Pugh Panel discusses Trump’s first 100 days

Colby Conversations On Race hosted an open forum to discuss the first 100 days of Trump’s presidency. The forum, part of the continuing series titled “Political Dialogue Not Debate” was led by a panel of students and professors moderated by Professor Atkins. Representing the conservative viewpoint, Professor Reisert and Nile Dixon ‘20 expressed their optimism that the administration would work to reduce “burdensome” regulation and promote domestic hiring. Dixon remarked that the “reversal of the keystone pipeline [decision]” would provide a boon for domestic oil production and that the Buy American, Hire American executive order, would protect high-skilled jobs with the new requirements for H1B visas.
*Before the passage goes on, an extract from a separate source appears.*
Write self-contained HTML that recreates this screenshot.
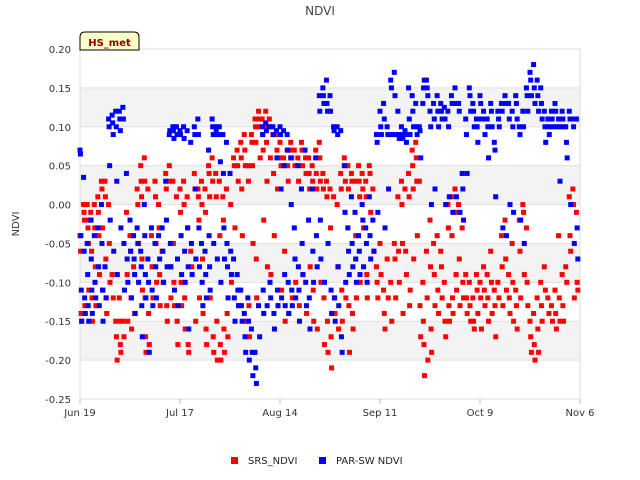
<!DOCTYPE html>
<html><head><meta charset="utf-8"><style>
html,body{margin:0;padding:0;background:#fff;}
svg{display:block;font-family:"DejaVu Sans","Liberation Sans",sans-serif;}
</style></head><body>
<svg id="chart" width="640" height="480" xmlns="http://www.w3.org/2000/svg">
<text x="320" y="15" text-anchor="middle" font-size="12" fill="#444">NDVI</text>
<text x="19" y="224" text-anchor="middle" font-size="10" fill="#333" transform="rotate(-90 19 224)">NDVI</text>
<g id="bands"></g>
<g id="grid"></g>
<g id="yticks"></g>
<g id="xticks"></g>
<g id="srs"></g>
<g id="par"></g>
<g>
<path d="M80,50 L80,37 Q80,32 85,32 L134,32 Q139,32 139,37 L139,50 Z" fill="#ffffc8" stroke="#000" stroke-width="1"/>
<text x="109.5" y="46" text-anchor="middle" font-size="10" font-weight="bold" fill="#8b0000">HS_met</text>
</g>
<g>
<rect x="231" y="457" width="7" height="7" fill="#f00"/>
<text x="248" y="464" font-size="10" fill="#222">SRS_NDVI</text>
<rect x="319" y="457" width="7" height="7" fill="#00f"/>
<text x="336" y="464" font-size="10" fill="#222">PAR-SW NDVI</text>
</g>
</svg>
<script>
const yTicks=[0.20,0.15,0.10,0.05,0.00,-0.05,-0.10,-0.15,-0.20,-0.25];
const yTickLabels=["0.20","0.15","0.10","0.05","0.00","-0.05","-0.10","-0.15","-0.20","-0.25"];
const xTickDays=[0,28,56,84,112,140];
const xTickLabels=["Jun 19","Jul 17","Aug 14","Sep 11","Oct 9","Nov 6"];
const srsValues=[
[-0.04,-0.06,-0.14,-0.15],[0.0,-0.01,-0.02,-0.13,-0.14],[0.0,-0.02,-0.03,-0.05,-0.11],[-0.01,-0.02,-0.06,-0.12,-0.15],[0.00,-0.03,-0.08,-0.13],
[0.01,-0.01,-0.04,-0.09],[0.03,0.02,-0.03,-0.11],[0.03,0.01,-0.07,-0.12,-0.14],[0.0,-0.05,-0.10],[-0.09,-0.12],
[-0.15,-0.17,-0.20],[-0.12,-0.15,-0.18,-0.19],[-0.15,-0.17],[-0.01,-0.09,-0.15],[-0.04,-0.06,-0.12,-0.16],
[-0.08,-0.14],[0.02,0.0,-0.05],[0.05,0.03,0.01,-0.07,-0.11],[0.06,0.03,-0.12,-0.17,-0.19],[0.02,-0.14,-0.18],
[-0.04,-0.08,-0.12],[0.03,0.01,-0.05,-0.10],[0.0,-0.03,-0.09,-0.13],[-0.06,-0.10],[0.04,0.02,-0.13,-0.15],
[0.05,0.03,-0.08,-0.12],[0.03,-0.05,-0.1,-0.13],[0.01,-0.15,-0.18],[0.02,-0.01,-0.10,-0.13],[0.03,0.0,-0.12,-0.16],
[0.01,-0.03,-0.18,-0.19],[-0.06,-0.08],[0.04,0.02,-0.15],[0.02,0.01,-0.02,-0.12],[0.03,0.0,-0.07,-0.14],
[0.02,-0.01,-0.16,-0.18],[0.05,0.04,0.01,-0.12],[0.06,0.03,-0.17,-0.19],[0.04,0.01,-0.15,-0.2],[0.03,-0.04,-0.18,-0.2],
[0.01,-0.02,-0.16,-0.19],[0.02,-0.14,-0.17],[0.04,0.0,-0.10],[0.06,0.05,-0.03],[0.07,0.05,0.03,-0.13],
[0.08,0.06,0.02,-0.04],[0.09,0.07,0.05,-0.15],[0.05,0.03,-0.13,-0.17],[0.09,0.08,0.05,-0.05],[0.11,0.10,0.08,-0.07,-0.12],
[0.12,0.11,0.10,0.06],[0.11,0.09,0.07,-0.02],[0.12,0.10,0.08,0.03,-0.08],[0.11,0.10,0.06,-0.09],[0.09,0.04,-0.04],
[0.09,0.07,0.02,-0.13],[0.08,0.06,0.05,-0.11],[0.06,0.05,-0.06,-0.15],[0.07,0.05,0.03,-0.14],[0.08,0.07,0.06,-0.12],
[0.07,0.05,-0.10],[0.06,0.03,-0.13],[0.08,0.07,0.05,-0.09],[0.07,0.06,0.04,-0.14],[0.06,0.04,0.02,-0.08],
[0.05,0.03,-0.11,-0.15],[0.07,0.04,0.02,-0.16],[0.08,0.06,0.03,-0.10],[0.04,0.02,-0.12,-0.18],[0.03,0.01,-0.15,-0.19],
[0.02,-0.03,-0.17,-0.21],[0.01,-0.12,-0.14],[0.0,-0.08,-0.16],[0.04,0.02,-0.11,-0.15],[0.06,0.05,0.03,-0.12],
[0.05,0.02,-0.13,-0.19],[0.04,0.03,-0.14,-0.16],[0.03,-0.04,-0.12],[0.05,0.03,0.01,-0.10],[0.04,0.02,-0.03],
[0.03,0.01,-0.09,-0.12],[0.05,0.04,-0.01],[0.02,-0.06],[-0.08,-0.10,-0.12],[-0.05,-0.09],
[-0.11,-0.14,-0.16],[-0.07,-0.12],[-0.10,-0.15],[-0.05,-0.07,-0.12],[0.01,-0.06,-0.10],
[0.03,0.0,-0.05,-0.14],[0.02,-0.06,-0.09],[0.04,0.01,-0.13,-0.11],[0.07,0.05,0.02,-0.07],[0.08,0.06,0.03,-0.04],
[0.03,-0.13,-0.17],[-0.10,-0.15,-0.18,-0.22],[-0.06,-0.12,-0.20],[-0.02,-0.08,-0.16,-0.19],[-0.05,-0.09,-0.13],
[-0.04,-0.11,-0.14],[-0.06,-0.08,-0.12],[-0.10,-0.15,-0.17],[0.0,-0.03,-0.13,-0.15],[0.01,-0.04,-0.12,-0.14],
[0.02,-0.01,-0.09,-0.11],[0.0,-0.07,-0.13],[-0.03,-0.10,-0.12],[-0.09,-0.12,-0.14],[-0.10,-0.13,-0.15],
[-0.12,-0.15,-0.16],[-0.09,-0.11,-0.14],[-0.10,-0.12,-0.16],[-0.08,-0.11,-0.13],[-0.09,-0.12,-0.15],
[-0.06,-0.10,-0.14],[-0.11,-0.13,-0.17],[-0.10,-0.12],[-0.04,-0.08,-0.13],[-0.02,-0.07,-0.11],
[-0.09,-0.12,-0.14],[-0.05,-0.10,-0.15],[-0.11,-0.13,-0.16],[-0.02,-0.06,-0.12],[0.0,-0.01,-0.09],
[-0.03,-0.10,-0.13],[-0.15,-0.17,-0.19],[-0.14,-0.18,-0.20],[-0.12,-0.16,-0.19],[-0.10,-0.13,-0.15],
[-0.08,-0.11],[-0.12,-0.14],[-0.13,-0.15],[-0.11,-0.14,-0.16],[-0.04,-0.12,-0.15],
[-0.09,-0.13,-0.15],[-0.08,-0.10],[0.01,-0.04,-0.06],[0.02,0.0,-0.12],[-0.01,-0.10,-0.11]
];
const parValues=[
[0.07,0.065,-0.04,-0.11,-0.15],[0.035,-0.06,-0.12,-0.14],[-0.05,-0.09,-0.13,-0.15],[-0.02,-0.07,-0.11,-0.14],[-0.04,-0.10,-0.12],
[-0.03,-0.08,-0.13],[0.0,-0.05,-0.11,-0.15],[-0.08,-0.12],[0.11,0.10,0.05,-0.02],[0.115,0.105,0.09,-0.06],
[0.12,0.10,0.03,-0.09],[0.12,0.11,0.095,-0.03],[0.125,0.11,-0.05,-0.11],[0.04,-0.07,-0.10],[-0.02,-0.06,-0.12],
[-0.04,-0.07,-0.09,-0.14],[-0.03,-0.05,-0.10],[-0.06,-0.08,-0.13,-0.17],[0.0,-0.04,-0.09,-0.12],[-0.07,-0.10,-0.19],
[-0.03,-0.11,-0.13],[-0.05,-0.08,-0.12],[-0.04,-0.07],[-0.03,-0.06,-0.10],[0.03,-0.02,-0.08],
[0.09,0.095,-0.05,-0.08],[0.10,0.095,0.085,-0.11],[0.10,0.09,-0.07,-0.13],[0.095,0.09,-0.04,-0.09],[0.10,0.085,-0.06,-0.10],
[0.095,-0.03,-0.08,-0.16],[0.08,-0.05,-0.09],[0.10,0.09,0.02,-0.07],[0.11,0.09,-0.03,-0.08],[-0.05,-0.10,-0.13],
[-0.06,-0.09,-0.12],[0.07,-0.04,-0.08,-0.11],[0.11,0.10,0.09,-0.05],[0.10,0.095,0.09,-0.07],[0.10,0.09,0.055,-0.10],
[0.09,0.04,-0.03,-0.07],[0.08,-0.05,-0.08,-0.12],[0.04,-0.06,-0.09],[-0.07,-0.12,-0.15],[-0.09,-0.11,-0.13],
[-0.11,-0.13,-0.15],[-0.14,-0.17,-0.19],[-0.12,-0.15,-0.20],[-0.16,-0.19,-0.22],[-0.19,-0.21,-0.23],
[-0.13,-0.17],[0.10,0.09,-0.11,-0.14],[0.105,0.095,-0.13],[0.10,-0.10,-0.12],[0.10,0.09,-0.14,-0.16],
[0.095,0.06,-0.11,-0.13],[0.10,0.09,0.02,-0.12],[0.095,0.05,-0.09,-0.13],[0.09,0.07,-0.10,-0.14],[0.06,0.0,-0.11,-0.13],
[-0.03,-0.07,-0.12],[0.05,-0.08,-0.11,-0.15],[0.02,-0.05,-0.09],[0.07,-0.10,-0.13],[-0.02,-0.12,-0.16],
[0.02,-0.06,-0.10],[0.06,-0.04,-0.08],[0.14,0.12,-0.02,-0.07],[0.15,0.14,0.13,-0.10],[0.16,0.13,0.12,-0.05],
[0.14,0.12,-0.11,-0.14],[0.10,0.095,-0.12,-0.15],[0.10,0.09,-0.08,-0.13],[0.095,-0.17,-0.19],[0.05,-0.01,-0.10],
[-0.03,-0.06,-0.09],[0.01,-0.05,-0.08],[-0.01,-0.07,-0.10],[-0.04,-0.06,-0.09],[0.0,-0.02,-0.08],
[-0.03,-0.05,-0.10],[0.01,-0.04,-0.07],[-0.02,-0.06],[0.09,0.08,-0.01],[0.12,0.10,0.09],
[0.13,0.11,-0.03],[0.10,0.09,0.02],[0.16,0.15,0.09],[0.17,0.14,0.09],[0.12,0.09,0.085],
[0.10,0.09,0.085],[0.095,0.09,0.08],[0.15,0.11,0.09],[0.14,0.12,0.10],[0.13,0.10,0.09],
[0.10,0.095,0.06],[0.13,0.15,0.16],[0.16,0.15,0.14],[0.12,0.10,0.0],[0.13,0.11,0.02],
[0.14,0.12,0.10],[0.13,0.12,0.11],[0.125,0.11,0.0],[0.12,0.10,0.01],[0.14,0.13,-0.01],
[0.15,0.13,0.01],[0.13,0.12,-0.01],[0.04,0.02,-0.02],[0.11,0.09,0.04],[0.15,0.14,0.12],
[0.13,0.12,0.10],[0.11,0.10,0.08],[0.14,0.13,0.11],[0.12,0.11,0.09],[0.11,0.10,0.06],
[0.13,0.12,0.10],[0.08,0.07,0.01],[0.12,0.11,0.10],[0.13,0.12,-0.03],[0.14,0.13,-0.04],
[0.13,0.11,0.0],[0.12,0.10,-0.01],[0.14,0.13,0.11],[0.10,0.09,-0.02],[0.12,0.10,-0.05],
[0.15,0.14,0.12],[0.17,0.16,0.14],[0.18,0.15,0.13],[0.16,0.14,0.12],[0.15,0.13,0.11],
[0.12,0.10,0.08],[0.11,0.10,0.09],[0.12,0.11,0.10],[0.13,0.12,0.10],[0.11,0.10,0.03],
[0.12,0.11,0.10],[0.10,0.08,0.06],[0.12,0.11,0.0],[0.11,0.10,-0.05],[0.11,-0.03,-0.07]
];
const NS='http://www.w3.org/2000/svg';
const L=80,R=580,T=49,B=399,yMin=-0.25,yMax=0.20,dMax=140;
function xScale(d){return L+(d/dMax)*(R-L);}
function yScale(v){return B-(v-yMin)/(yMax-yMin)*(B-T);}
function mk(tag,attrs,parent){const e=document.createElementNS(NS,tag);for(const k in attrs)e.setAttribute(k,attrs[k]);parent.appendChild(e);return e;}
const bands=document.getElementById('bands');
mk('rect',{x:L,y:T,width:R-L,height:B-T,fill:'#fff'},bands);
[[0.15,0.10],[0.05,0.0],[-0.05,-0.10],[-0.15,-0.20]].forEach(b=>{
  const r=mk('rect',{x:L,y:yScale(b[0]),width:R-L,height:yScale(b[1])-yScale(b[0]),fill:'#f3f3f3'},bands);
  
  
});
const grid=document.getElementById('grid');
const yt=document.getElementById('yticks');
yTicks.forEach((v,i)=>{
  const y=yScale(v);
  const gl=mk('line',{x1:L,x2:R,y1:y,y2:y,stroke:'#e0e0e0','stroke-width':1},grid);
  
  
  const t=mk('text',{x:71,y:y+4,'text-anchor':'end','font-size':10,fill:'#333'},yt);
  t.textContent=yTickLabels[i];
  
  
});
mk('rect',{x:L,y:T,width:R-L,height:B-T,fill:'none',stroke:'#ddd','stroke-width':1},grid);
const xt=document.getElementById('xticks');
xTickDays.forEach((d,i)=>{
  const x=xScale(d);
  mk('line',{x1:x,x2:x,y1:B,y2:B+5,stroke:'#bbb'},xt);
  const t=mk('text',{x:x,y:416,'text-anchor':'middle','font-size':10,fill:'#333'},xt);
  t.textContent=xTickLabels[i];
  
  
});
function draw(vals,gid,color,name){
  const g=document.getElementById(gid);
  vals.forEach((arr,d)=>{
    arr.forEach((v,i)=>{
      const x=xScale(d+i*0.6/arr.length);
      const p=mk('rect',{x:x-2.5,y:yScale(v)-2.5,width:5,height:5,fill:color},g);
      
      
    });
  });
}
draw(srsValues,'srs','#f00','srs-point');
draw(parValues,'par','#00f','par-sw-point');
</script>
</body></html>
Reisert commented that he supported President Trump’s steps to reduce federal oversight of public education. “[Ideally] There should be no federal role in education,” remarked Reisert. On the topic of education, Professor Maisel commented that he believed Betsy DeVos to be a terrible appointee. Arguing that her lack of experience with public education disqualified her from the job. For Lily Hermann ‘19 the issue is personal, coming from a struggling school district with a low graduation rate she expressed concern with DeVos and emphasised the importance of providing free meals as an incentive in disadvantaged school districts.

On the issue of executive orders, Reisert remarked that the judicial block of President Trump’s controversial immigration executive order stands on tenuous legal footing. “Congress has delegated a lot of discretionary authority to the President,” he said. The Constitution, according to Reisert, does not limit the President’s authority to deny entry to non-citizens. Judicial opposition to the order is primarily a “reaction to his rhetoric” according to Reisert. The executive actions taken against so-called sanctuary cities have limited legal ground “Where Congress tells you to spend it you have to spend it,” he said.

The panel also discussed legislative accomplishments in the first one hundred days of the Trump presidency. Hermann commented that his agenda has been hampered due to large “schisms within the Republican party.” But that he “hasn’t stepped back from any of his campaign promises.” Maisel commented that Republicans “achieved a majority in both the house and the senate but has not passed any legislation.” Maisel also highlighted that the failure of the Trump administration to make significant legislative accomplishments could be exacerbated by the fact that there are currently “700 [federal] positions for which he has not nominated anyone.”

The panel concluded with a discussion of whether there is reason to be optimistic about the new administration. Despite fierce ideological differences, the panel reached a consensus of optimism with Reisert remarking that “a moral attitude of optimism is preferable even under the worst of circumstances.”